**Objective**
Each line below must be set down exactly; omit any image you find.

**Available data**
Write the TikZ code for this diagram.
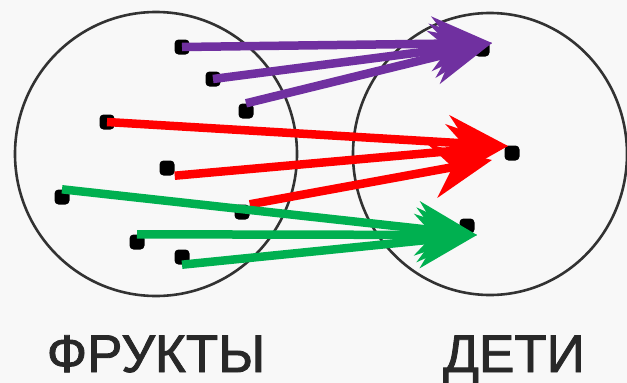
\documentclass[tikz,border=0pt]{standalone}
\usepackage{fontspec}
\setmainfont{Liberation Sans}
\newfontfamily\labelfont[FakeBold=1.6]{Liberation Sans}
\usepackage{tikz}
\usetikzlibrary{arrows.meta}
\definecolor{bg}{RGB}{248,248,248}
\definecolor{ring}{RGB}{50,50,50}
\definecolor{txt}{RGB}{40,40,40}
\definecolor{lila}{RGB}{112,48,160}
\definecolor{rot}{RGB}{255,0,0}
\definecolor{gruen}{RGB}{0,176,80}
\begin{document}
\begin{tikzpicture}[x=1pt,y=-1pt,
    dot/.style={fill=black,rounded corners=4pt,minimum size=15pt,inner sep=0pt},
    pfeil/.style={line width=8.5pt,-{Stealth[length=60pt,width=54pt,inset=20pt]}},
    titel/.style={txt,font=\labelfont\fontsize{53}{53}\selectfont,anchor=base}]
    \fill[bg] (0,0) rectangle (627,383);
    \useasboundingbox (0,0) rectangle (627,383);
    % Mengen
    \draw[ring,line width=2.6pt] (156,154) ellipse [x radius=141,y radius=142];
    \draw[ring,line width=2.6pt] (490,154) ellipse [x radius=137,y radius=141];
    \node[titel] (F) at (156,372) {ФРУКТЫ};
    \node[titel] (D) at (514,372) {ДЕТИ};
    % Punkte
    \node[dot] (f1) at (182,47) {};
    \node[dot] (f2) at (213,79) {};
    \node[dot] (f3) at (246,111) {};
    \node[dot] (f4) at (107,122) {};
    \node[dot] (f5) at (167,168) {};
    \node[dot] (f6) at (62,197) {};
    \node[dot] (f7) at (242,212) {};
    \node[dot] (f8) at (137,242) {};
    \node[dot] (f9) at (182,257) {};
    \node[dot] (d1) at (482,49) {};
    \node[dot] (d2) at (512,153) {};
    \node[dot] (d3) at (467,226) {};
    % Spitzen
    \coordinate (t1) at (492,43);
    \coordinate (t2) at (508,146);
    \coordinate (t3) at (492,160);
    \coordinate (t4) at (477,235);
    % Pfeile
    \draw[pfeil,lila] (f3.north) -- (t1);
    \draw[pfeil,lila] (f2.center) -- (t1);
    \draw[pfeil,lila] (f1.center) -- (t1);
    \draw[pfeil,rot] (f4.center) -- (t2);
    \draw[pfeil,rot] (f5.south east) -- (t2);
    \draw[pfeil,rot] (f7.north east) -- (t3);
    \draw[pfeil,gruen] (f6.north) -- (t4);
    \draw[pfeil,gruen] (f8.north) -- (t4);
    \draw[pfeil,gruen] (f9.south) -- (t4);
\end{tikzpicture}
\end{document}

**Complete answer**
Write the TikZ code for this diagram.
\documentclass[tikz,border=0pt]{standalone}
\usepackage{fontspec}
\setmainfont{Liberation Sans}
\newfontfamily\labelfont[FakeBold=1.6]{Liberation Sans}
\usepackage{tikz}
\usetikzlibrary{arrows.meta}
\definecolor{bg}{RGB}{248,248,248}
\definecolor{ring}{RGB}{50,50,50}
\definecolor{txt}{RGB}{40,40,40}
\definecolor{lila}{RGB}{112,48,160}
\definecolor{rot}{RGB}{255,0,0}
\definecolor{gruen}{RGB}{0,176,80}
\begin{document}
\begin{tikzpicture}[x=1pt,y=-1pt,
    dot/.style={fill=black,rounded corners=4pt,minimum size=15pt,inner sep=0pt},
    pfeil/.style={line width=8.5pt,-{Stealth[length=60pt,width=54pt,inset=20pt]}},
    titel/.style={txt,font=\labelfont\fontsize{53}{53}\selectfont,anchor=base}]
    \fill[bg] (0,0) rectangle (627,383);
    \useasboundingbox (0,0) rectangle (627,383);
    % Mengen
    \draw[ring,line width=2.6pt] (156,154) ellipse [x radius=141,y radius=142];
    \draw[ring,line width=2.6pt] (490,154) ellipse [x radius=137,y radius=141];
    \node[titel] (F) at (156,372) {ФРУКТЫ};
    \node[titel] (D) at (514,372) {ДЕТИ};
    % Punkte
    \node[dot] (f1) at (182,47) {};
    \node[dot] (f2) at (213,79) {};
    \node[dot] (f3) at (246,111) {};
    \node[dot] (f4) at (107,122) {};
    \node[dot] (f5) at (167,168) {};
    \node[dot] (f6) at (62,197) {};
    \node[dot] (f7) at (242,212) {};
    \node[dot] (f8) at (137,242) {};
    \node[dot] (f9) at (182,257) {};
    \node[dot] (d1) at (482,49) {};
    \node[dot] (d2) at (512,153) {};
    \node[dot] (d3) at (467,226) {};
    % Spitzen
    \coordinate (t1) at (492,43);
    \coordinate (t2) at (508,146);
    \coordinate (t3) at (492,160);
    \coordinate (t4) at (477,235);
    % Pfeile
    \draw[pfeil,lila] (f3.north) -- (t1);
    \draw[pfeil,lila] (f2.center) -- (t1);
    \draw[pfeil,lila] (f1.center) -- (t1);
    \draw[pfeil,rot] (f4.center) -- (t2);
    \draw[pfeil,rot] (f5.south east) -- (t2);
    \draw[pfeil,rot] (f7.north east) -- (t3);
    \draw[pfeil,gruen] (f6.north) -- (t4);
    \draw[pfeil,gruen] (f8.north) -- (t4);
    \draw[pfeil,gruen] (f9.south) -- (t4);
\end{tikzpicture}
\end{document}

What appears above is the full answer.